WRITTEN EXERCISE -
Pictures excluded, return the lines below from the first through the line holding "plt.rcParams['font.family'] = ['Lato', 'DejaVu".

GIVEN DATA -
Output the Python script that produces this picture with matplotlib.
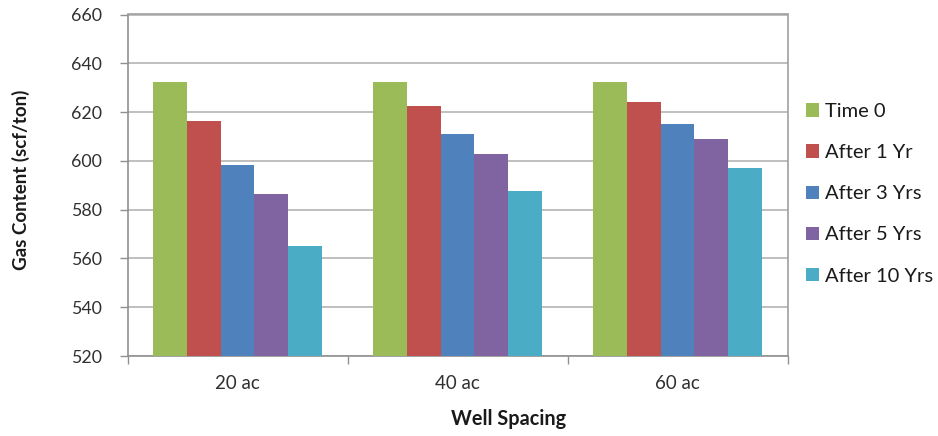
import matplotlib
matplotlib.use("Agg")
import matplotlib.pyplot as plt
import numpy as np

plt.rcParams['font.family'] = ['Lato', 'DejaVu Sans']

categories = ["20 ac", "40 ac", "60 ac"]
series_names = ["Time 0", "After 1 Yr", "After 3 Yrs", "After 5 Yrs", "After 10 Yrs"]
time0 = [632.2, 632.2, 632.2]
after_1yr = [616.2, 622.3, 624.3]
after_3yrs = [598.5, 611.0, 615.2]
after_5yrs = [586.3, 603.0, 608.8]
after_10yrs = [565.3, 587.8, 596.9]
series_values = [time0, after_1yr, after_3yrs, after_5yrs, after_10yrs]
colors = ["#9BBB59", "#C0504D", "#4F81BD", "#8064A2", "#4BACC6"]
y_ticks = [520, 540, 560, 580, 600, 620, 640, 660]

fig = plt.figure(figsize=(9.38, 4.36), dpi=100)
ax = fig.add_axes([127.5 / 938, 1 - 356 / 436, (787.5 - 127.5) / 938, (356 - 14.5) / 436])

x = np.arange(len(categories))
bar_w = 0.153
n = len(series_values)
for i, (name, vals, c) in enumerate(zip(series_names, series_values, colors)):
    offs = (i - (n - 1) / 2) * bar_w
    ax.bar(x + offs, vals, width=bar_w, color=c, label=name, zorder=3, linewidth=0)

ax.set_xlim(-0.5, len(categories) - 0.5)
ax.set_ylim(520, 660)
ax.set_yticks(y_ticks)
ax.set_yticklabels([str(v) for v in y_ticks])
ax.yaxis.grid(True, color="#b4b4b4", linewidth=1.2, zorder=0)

# category labels centred, tick marks on the category boundaries
ax.set_xticks(x)
ax.set_xticklabels(categories)
ax.tick_params(axis='x', which='major', length=0, pad=14, labelsize=13.5, labelcolor="#303030")
ax.set_xticks(np.arange(-0.5, len(categories) + 0.5, 1), minor=True)
ax.tick_params(axis='x', which='minor', length=6, width=1, color="#909090", direction='out')
ax.tick_params(axis='y', length=6, width=1, color="#909090", direction='out', pad=12.5,
               labelsize=12.8, labelcolor="#303030")

for side, sp in ax.spines.items():
    sp.set_color("#a0a0a0")
    sp.set_linewidth(1.2)
ax.spines['left'].set_color("#909090")
ax.spines['bottom'].set_color("#909090")

fig.text(21 / 938, 1 - 180 / 436, "Gas Content (scf/ton)", rotation=90, ha='center', va='center',
         fontsize=13.5, fontweight='bold', color="#1a1a1a")
fig.text(509 / 938, 1 - 419 / 436, "Well Spacing", ha='center', va='center',
         fontsize=14.3, fontweight='bold', color="#1a1a1a")

leg = fig.legend(loc='upper left', bbox_to_anchor=(806 / 938, 1 - 103 / 436), frameon=False,
                 fontsize=14.5, handlelength=0.65, handleheight=0.65, handletextpad=0.3,
                 labelspacing=1.2, borderaxespad=0, borderpad=0)
for t in leg.get_texts():
    t.set_color("#1a1a1a")

fig.savefig("out.png", dpi=100, facecolor="white")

OUTPUT -
Output the Python script that produces this picture with matplotlib.
import matplotlib
matplotlib.use("Agg")
import matplotlib.pyplot as plt
import numpy as np

plt.rcParams['font.family'] = ['Lato', 'DejaVu Sans']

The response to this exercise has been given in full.